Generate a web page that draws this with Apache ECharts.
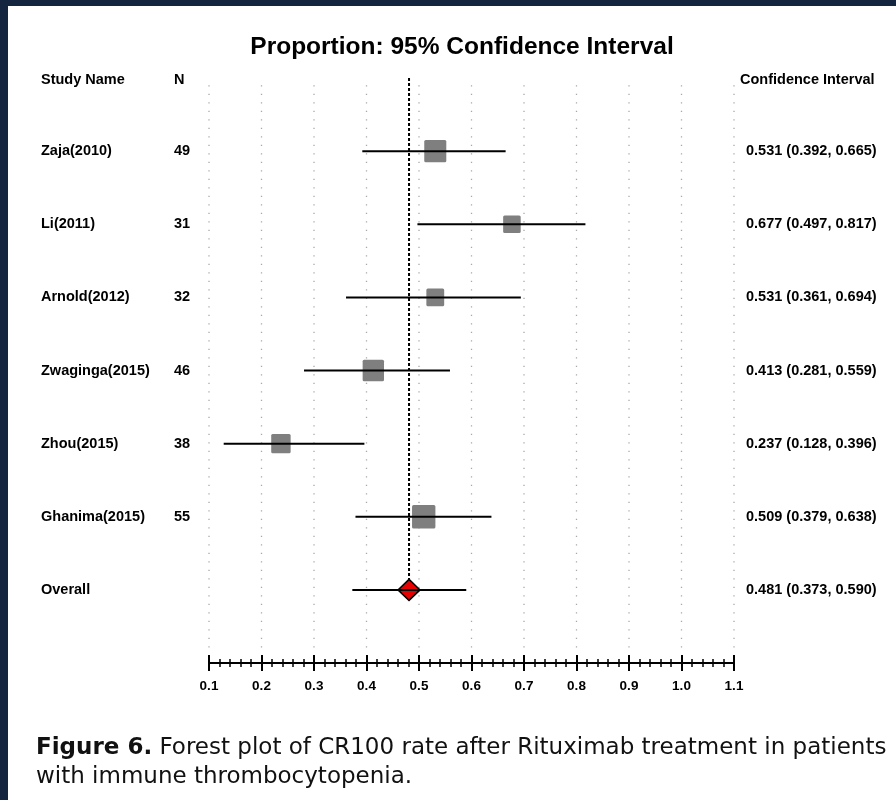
<!DOCTYPE html>
<html><head><meta charset="utf-8">
<script src="https://cdn.jsdelivr.net/npm/echarts@6/dist/echarts.min.js"></script>
<style>html,body{margin:0;padding:0;background:#fff}#c{width:896px;height:800px}</style>
</head><body><div id="c"></div>
<script>
var studies = ["Zaja(2010)", "Li(2011)", "Arnold(2012)", "Zwaginga(2015)", "Zhou(2015)", "Ghanima(2015)"];
var sampleN = [49, 31, 32, 46, 38, 55];
var estimate = [0.531, 0.677, 0.531, 0.413, 0.237, 0.509];
var lower = [0.392, 0.497, 0.361, 0.281, 0.128, 0.379];
var upper = [0.665, 0.817, 0.694, 0.559, 0.396, 0.638];
var overallName = "Overall";
var overallEst = 0.481, overallLo = 0.373, overallHi = 0.590;
var gridTicks = [0.1, 0.2, 0.3, 0.4, 0.5, 0.6, 0.7, 0.8, 0.9, 1.0, 1.1];

var FONT = "'Liberation Sans', Arial, sans-serif";
var CAPFONT = "'DejaVu Sans', sans-serif";
var chart = echarts.init(document.getElementById('c'), null, {renderer: 'canvas'});

var rowData = studies.map(function (s, i) {
  return [i, estimate[i], lower[i], upper[i], sampleN[i], s];
});

function ciText(e, l, h) {
  return e.toFixed(3) + ' (' + l.toFixed(3) + ', ' + h.toFixed(3) + ')';
}
function txt(x, y, s) {
  return {type: 'text', x: x, y: y, style: {text: s, font: 'bold 14.5px ' + FONT, fill: '#000', textVerticalAlign: 'middle', textAlign: 'left'}};
}

var option = {
  animation: false,
  backgroundColor: '#fff',
  grid: {left: 209, right: 162, top: 78, bottom: 137},
  xAxis: [{
    type: 'value', min: 0.1, max: 1.1, interval: 0.1, position: 'bottom',
    axisLine: {show: true, onZero: false, lineStyle: {color: '#000', width: 2}},
    axisTick: {show: true, length: 8, lineStyle: {color: '#000', width: 2}},
    minorTick: {show: true, splitNumber: 5, length: 4, lineStyle: {color: '#000', width: 1.5}},
    splitLine: {show: false},
    axisLabel: {margin: 16, color: '#000', fontFamily: FONT, fontWeight: 'bold', fontSize: 13.5,
      formatter: function (v) { return (+v).toFixed(1); }}
  }, {
    type: 'value', min: 0.1, max: 1.1, interval: 0.1, position: 'bottom',
    axisLine: {show: true, onZero: false, lineStyle: {color: '#000', width: 2}},
    axisTick: {show: true, inside: true, length: 8, lineStyle: {color: '#000', width: 2}},
    minorTick: {show: true, splitNumber: 5, length: 4, lineStyle: {color: '#000', width: 1.5}},
    splitLine: {show: false}, axisLabel: {show: false}
  }],
  yAxis: {type: 'value', inverse: true, min: -1, max: 7, show: false, splitLine: {show: false}},
  series: [
    { // dotted gridlines
      type: 'custom', coordinateSystem: 'cartesian2d', silent: true, z: 1,
      data: gridTicks.map(function (t) { return [t]; }),
      renderItem: function (params, api) {
        var p1 = api.coord([api.value(0), -0.9]);
        var p2 = api.coord([api.value(0), 6.85]);
        return {type: 'line', shape: {x1: p1[0], y1: p1[1], x2: p2[0], y2: p2[1]},
          style: {stroke: '#a8a8a8', lineWidth: 1.3, lineDash: [1.3, 7.2]}};
      }
    },
    { // overall dashed reference line
      type: 'custom', coordinateSystem: 'cartesian2d', silent: true, z: 2,
      data: [[overallEst]],
      renderItem: function (params, api) {
        var p1 = api.coord([api.value(0), -1]);
        var p2 = api.coord([api.value(0), studies.length]);
        return {type: 'line', shape: {x1: p1[0], y1: p1[1], x2: p2[0], y2: p2[1]},
          style: {stroke: '#000', lineWidth: 2, lineDash: [3, 2]}};
      }
    },
    { // study rows
      type: 'custom', coordinateSystem: 'cartesian2d', silent: true, z: 3,
      data: rowData,
      encode: {x: [1, 2, 3], y: 0},
      renderItem: function (params, api) {
        var i = api.value(0), e = api.value(1), l = api.value(2), h = api.value(3), n = api.value(4);
        var pc = api.coord([e, i]), pl = api.coord([l, i]), ph = api.coord([h, i]);
        var sz = 3.15 * Math.sqrt(n);
        return {type: 'group', children: [
          {type: 'rect', shape: {x: pc[0] - sz / 2, y: pc[1] - sz / 2, width: sz, height: sz, r: 1.5},
            style: {fill: '#7f7f7f'}},
          {type: 'line', shape: {x1: pl[0], y1: pl[1], x2: ph[0], y2: ph[1]}, style: {stroke: '#000', lineWidth: 2}},
          txt(41, pc[1], studies[params.dataIndex]),
          txt(174, pc[1], String(n)),
          txt(746, pc[1], ciText(e, l, h))
        ]};
      }
    },
    { // overall diamond
      type: 'custom', coordinateSystem: 'cartesian2d', silent: true, z: 4,
      data: [[studies.length, overallEst, overallLo, overallHi]],
      encode: {x: [1, 2, 3], y: 0},
      renderItem: function (params, api) {
        var i = api.value(0), e = api.value(1), l = api.value(2), h = api.value(3);
        var pc = api.coord([e, i]), pl = api.coord([l, i]), ph = api.coord([h, i]);
        var hw = 11, hh = 10.5;
        return {type: 'group', children: [
          {type: 'polygon', shape: {points: [[pc[0], pc[1] - hh], [pc[0] + hw, pc[1]], [pc[0], pc[1] + hh], [pc[0] - hw, pc[1]]]},
            style: {fill: '#e60000', stroke: '#000', lineWidth: 1.5}},
          {type: 'line', shape: {x1: pl[0], y1: pl[1], x2: ph[0], y2: ph[1]}, style: {stroke: '#000', lineWidth: 2}},
          txt(41, pc[1], overallName),
          txt(746, pc[1], ciText(e, l, h))
        ]};
      }
    }
  ],
  graphic: [
    {type: 'rect', left: 0, top: 0, shape: {width: 896, height: 6}, style: {fill: '#13253f'}, z: 100},
    {type: 'rect', left: 0, top: 0, shape: {width: 8, height: 800}, style: {fill: '#13253f'}, z: 100},
    {type: 'text', x: 462, y: 47, style: {text: 'Proportion: 95% Confidence Interval', font: 'bold 24.5px ' + FONT, fill: '#000', textAlign: 'center', textVerticalAlign: 'middle'}},
    {type: 'text', x: 41, y: 80, style: {text: 'Study Name', font: 'bold 14.5px ' + FONT, fill: '#000', textVerticalAlign: 'middle'}},
    {type: 'text', x: 174, y: 80, style: {text: 'N', font: 'bold 14.5px ' + FONT, fill: '#000', textVerticalAlign: 'middle'}},
    {type: 'text', x: 740, y: 80, style: {text: 'Confidence Interval', font: 'bold 14.5px ' + FONT, fill: '#000', textVerticalAlign: 'middle'}},
    {type: 'text', x: 36, y: 748, style: {
      text: '{b|Figure 6.} Forest plot of CR100 rate after Rituximab treatment in patients',
      font: '23px ' + CAPFONT, fill: '#111', textVerticalAlign: 'middle',
      rich: {b: {fontWeight: 'bold', fontSize: 23, fontFamily: CAPFONT, fill: '#111'}}}},
    {type: 'text', x: 36, y: 777, style: {text: 'with immune thrombocytopenia.', font: '23px ' + CAPFONT, fill: '#111', textVerticalAlign: 'middle'}}
  ]
};
chart.setOption(option);
</script></body></html>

- - -

▶ **WHAT YOU HAVE TO DO**:
Take the listing and print it again exactly, but without any pictures.

▶ **EXERCISE RESULT**:
Generate a web page that draws this with Apache ECharts.
<!DOCTYPE html>
<html><head><meta charset="utf-8">
<script src="https://cdn.jsdelivr.net/npm/echarts@6/dist/echarts.min.js"></script>
<style>html,body{margin:0;padding:0;background:#fff}#c{width:896px;height:800px}</style>
</head><body><div id="c"></div>
<script>
var studies = ["Zaja(2010)", "Li(2011)", "Arnold(2012)", "Zwaginga(2015)", "Zhou(2015)", "Ghanima(2015)"];
var sampleN = [49, 31, 32, 46, 38, 55];
var estimate = [0.531, 0.677, 0.531, 0.413, 0.237, 0.509];
var lower = [0.392, 0.497, 0.361, 0.281, 0.128, 0.379];
var upper = [0.665, 0.817, 0.694, 0.559, 0.396, 0.638];
var overallName = "Overall";
var overallEst = 0.481, overallLo = 0.373, overallHi = 0.590;
var gridTicks = [0.1, 0.2, 0.3, 0.4, 0.5, 0.6, 0.7, 0.8, 0.9, 1.0, 1.1];

var FONT = "'Liberation Sans', Arial, sans-serif";
var CAPFONT = "'DejaVu Sans', sans-serif";
var chart = echarts.init(document.getElementById('c'), null, {renderer: 'canvas'});

var rowData = studies.map(function (s, i) {
  return [i, estimate[i], lower[i], upper[i], sampleN[i], s];
});

function ciText(e, l, h) {
  return e.toFixed(3) + ' (' + l.toFixed(3) + ', ' + h.toFixed(3) + ')';
}
function txt(x, y, s) {
  return {type: 'text', x: x, y: y, style: {text: s, font: 'bold 14.5px ' + FONT, fill: '#000', textVerticalAlign: 'middle', textAlign: 'left'}};
}

var option = {
  animation: false,
  backgroundColor: '#fff',
  grid: {left: 209, right: 162, top: 78, bottom: 137},
  xAxis: [{
    type: 'value', min: 0.1, max: 1.1, interval: 0.1, position: 'bottom',
    axisLine: {show: true, onZero: false, lineStyle: {color: '#000', width: 2}},
    axisTick: {show: true, length: 8, lineStyle: {color: '#000', width: 2}},
    minorTick: {show: true, splitNumber: 5, length: 4, lineStyle: {color: '#000', width: 1.5}},
    splitLine: {show: false},
    axisLabel: {margin: 16, color: '#000', fontFamily: FONT, fontWeight: 'bold', fontSize: 13.5,
      formatter: function (v) { return (+v).toFixed(1); }}
  }, {
    type: 'value', min: 0.1, max: 1.1, interval: 0.1, position: 'bottom',
    axisLine: {show: true, onZero: false, lineStyle: {color: '#000', width: 2}},
    axisTick: {show: true, inside: true, length: 8, lineStyle: {color: '#000', width: 2}},
    minorTick: {show: true, splitNumber: 5, length: 4, lineStyle: {color: '#000', width: 1.5}},
    splitLine: {show: false}, axisLabel: {show: false}
  }],
  yAxis: {type: 'value', inverse: true, min: -1, max: 7, show: false, splitLine: {show: false}},
  series: [
    { // dotted gridlines
      type: 'custom', coordinateSystem: 'cartesian2d', silent: true, z: 1,
      data: gridTicks.map(function (t) { return [t]; }),
      renderItem: function (params, api) {
        var p1 = api.coord([api.value(0), -0.9]);
        var p2 = api.coord([api.value(0), 6.85]);
        return {type: 'line', shape: {x1: p1[0], y1: p1[1], x2: p2[0], y2: p2[1]},
          style: {stroke: '#a8a8a8', lineWidth: 1.3, lineDash: [1.3, 7.2]}};
      }
    },
    { // overall dashed reference line
      type: 'custom', coordinateSystem: 'cartesian2d', silent: true, z: 2,
      data: [[overallEst]],
      renderItem: function (params, api) {
        var p1 = api.coord([api.value(0), -1]);
        var p2 = api.coord([api.value(0), studies.length]);
        return {type: 'line', shape: {x1: p1[0], y1: p1[1], x2: p2[0], y2: p2[1]},
          style: {stroke: '#000', lineWidth: 2, lineDash: [3, 2]}};
      }
    },
    { // study rows
      type: 'custom', coordinateSystem: 'cartesian2d', silent: true, z: 3,
      data: rowData,
      encode: {x: [1, 2, 3], y: 0},
      renderItem: function (params, api) {
        var i = api.value(0), e = api.value(1), l = api.value(2), h = api.value(3), n = api.value(4);
        var pc = api.coord([e, i]), pl = api.coord([l, i]), ph = api.coord([h, i]);
        var sz = 3.15 * Math.sqrt(n);
        return {type: 'group', children: [
          {type: 'rect', shape: {x: pc[0] - sz / 2, y: pc[1] - sz / 2, width: sz, height: sz, r: 1.5},
            style: {fill: '#7f7f7f'}},
          {type: 'line', shape: {x1: pl[0], y1: pl[1], x2: ph[0], y2: ph[1]}, style: {stroke: '#000', lineWidth: 2}},
          txt(41, pc[1], studies[params.dataIndex]),
          txt(174, pc[1], String(n)),
          txt(746, pc[1], ciText(e, l, h))
        ]};
      }
    },
    { // overall diamond
      type: 'custom', coordinateSystem: 'cartesian2d', silent: true, z: 4,
      data: [[studies.length, overallEst, overallLo, overallHi]],
      encode: {x: [1, 2, 3], y: 0},
      renderItem: function (params, api) {
        var i = api.value(0), e = api.value(1), l = api.value(2), h = api.value(3);
        var pc = api.coord([e, i]), pl = api.coord([l, i]), ph = api.coord([h, i]);
        var hw = 11, hh = 10.5;
        return {type: 'group', children: [
          {type: 'polygon', shape: {points: [[pc[0], pc[1] - hh], [pc[0] + hw, pc[1]], [pc[0], pc[1] + hh], [pc[0] - hw, pc[1]]]},
            style: {fill: '#e60000', stroke: '#000', lineWidth: 1.5}},
          {type: 'line', shape: {x1: pl[0], y1: pl[1], x2: ph[0], y2: ph[1]}, style: {stroke: '#000', lineWidth: 2}},
          txt(41, pc[1], overallName),
          txt(746, pc[1], ciText(e, l, h))
        ]};
      }
    }
  ],
  graphic: [
    {type: 'rect', left: 0, top: 0, shape: {width: 896, height: 6}, style: {fill: '#13253f'}, z: 100},
    {type: 'rect', left: 0, top: 0, shape: {width: 8, height: 800}, style: {fill: '#13253f'}, z: 100},
    {type: 'text', x: 462, y: 47, style: {text: 'Proportion: 95% Confidence Interval', font: 'bold 24.5px ' + FONT, fill: '#000', textAlign: 'center', textVerticalAlign: 'middle'}},
    {type: 'text', x: 41, y: 80, style: {text: 'Study Name', font: 'bold 14.5px ' + FONT, fill: '#000', textVerticalAlign: 'middle'}},
    {type: 'text', x: 174, y: 80, style: {text: 'N', font: 'bold 14.5px ' + FONT, fill: '#000', textVerticalAlign: 'middle'}},
    {type: 'text', x: 740, y: 80, style: {text: 'Confidence Interval', font: 'bold 14.5px ' + FONT, fill: '#000', textVerticalAlign: 'middle'}},
    {type: 'text', x: 36, y: 748, style: {
      text: '{b|Figure 6.} Forest plot of CR100 rate after Rituximab treatment in patients',
      font: '23px ' + CAPFONT, fill: '#111', textVerticalAlign: 'middle',
      rich: {b: {fontWeight: 'bold', fontSize: 23, fontFamily: CAPFONT, fill: '#111'}}}},
    {type: 'text', x: 36, y: 777, style: {text: 'with immune thrombocytopenia.', font: '23px ' + CAPFONT, fill: '#111', textVerticalAlign: 'middle'}}
  ]
};
chart.setOption(option);
</script></body></html>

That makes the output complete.